Dam101_unit4
Unit 4: Hyperparameter Tuning, Regularisation and Optimization
Hyperparameter Tuning
When training machine learning models, each dataset and model needs a different set of hyperparameters, which are a kind of variable. The only way to determine these is through multiple experiments, where we pick a set of hyperparameters and run them through the model. This is called hyperparameter tuning.
Hyperparameters in Neural Networks
Learning rate: Controls the step size taken by the optimizer during each iteration of training.
Epochs: Represents the number of times the entire training dataset is passed through the model during training.
Number of layers: Determines the depth of the model, which can have a significant impact on its complexity and learning ability.
Number of nodes per layer: Determines the width of the model, influencing its capacity to represent complex relationships in the data.
Architecture: Determines the overall structure of the neural network, including the number of layers, the number of neurons per layer, and the connections between layers.
Activation function: This hyperparameter introduces non-linearity into the model, allowing it to learn complex decision boundaries. eg. sigmoid, tanh, and Rectified Linear Unit (ReLU).
Hyperparameter Tuning techniques
Grid Search: In grid search, we define a grid of hyperparameter values to search. The algorithm then evaluates the model performance for each combination of hyperparameters specified in the grid which allows us to find the optimal set of hyperparameters.
Random Search: Random search selects hyperparameter values randomly from predefined ranges. This approach is often more efficient than grid search because it explores a broader range of hyperparameter values.
Bayesian Optimization: Bayesian optimization uses probabilistic models to model the objective function and decides where to sample the next set of hyperparameters based on the previous evaluations.
- This method is particularly useful when the search space is large and expensive to evaluate.

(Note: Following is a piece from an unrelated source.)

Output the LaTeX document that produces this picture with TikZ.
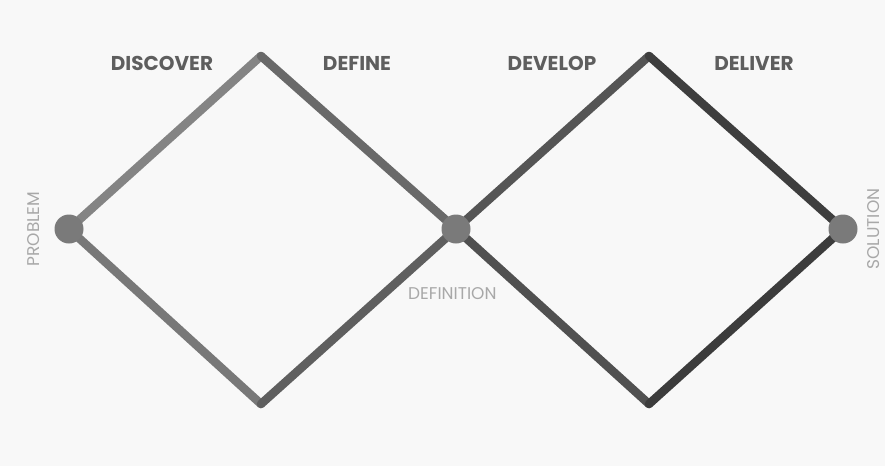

Applications of Hyperparameter Tuning:
Model Selection: Choosing the Right Model Architecture for the Task
- Regularization Parameter Tuning: Controlling Model Complexity for Optimal Performance
- Feature Preprocessing Optimization: Enhancing Data Quality and Model Performance
- Algorithmic Parameter Tuning: Adjusting Algorithm-Specific Parameters for Optimal Results
##
Regulisation and Optimization
Regulisation
Regularization is a technique used to address overfitting by directly changing the architecture of the model by modifying the model’s training process.
These are the commonly used regularization techniques:
- L2 regularization
- L1 regularization
- Dropout regularization
Optimization
Optimization refers to the process of adjusting the parameters of a model to minimize or maximize a certain objective function.It typically involves finding the set of model parameters that minimizes a predefined loss function. Optimization algorithms are used to iteratively update the model parameters based on the gradients of the loss function with respect to the parameters.
Gradient Descent is the widely used optimization algorithm that iteratively moves towards the minimum of the loss function by taking steps proportional to the negative of the gradient.
Variants of Gradient Descent have been developed to improve convergence speed and performance such as such as Stochastic Gradient Descent (SGD), Mini-batch Gradient Descent, and Adam.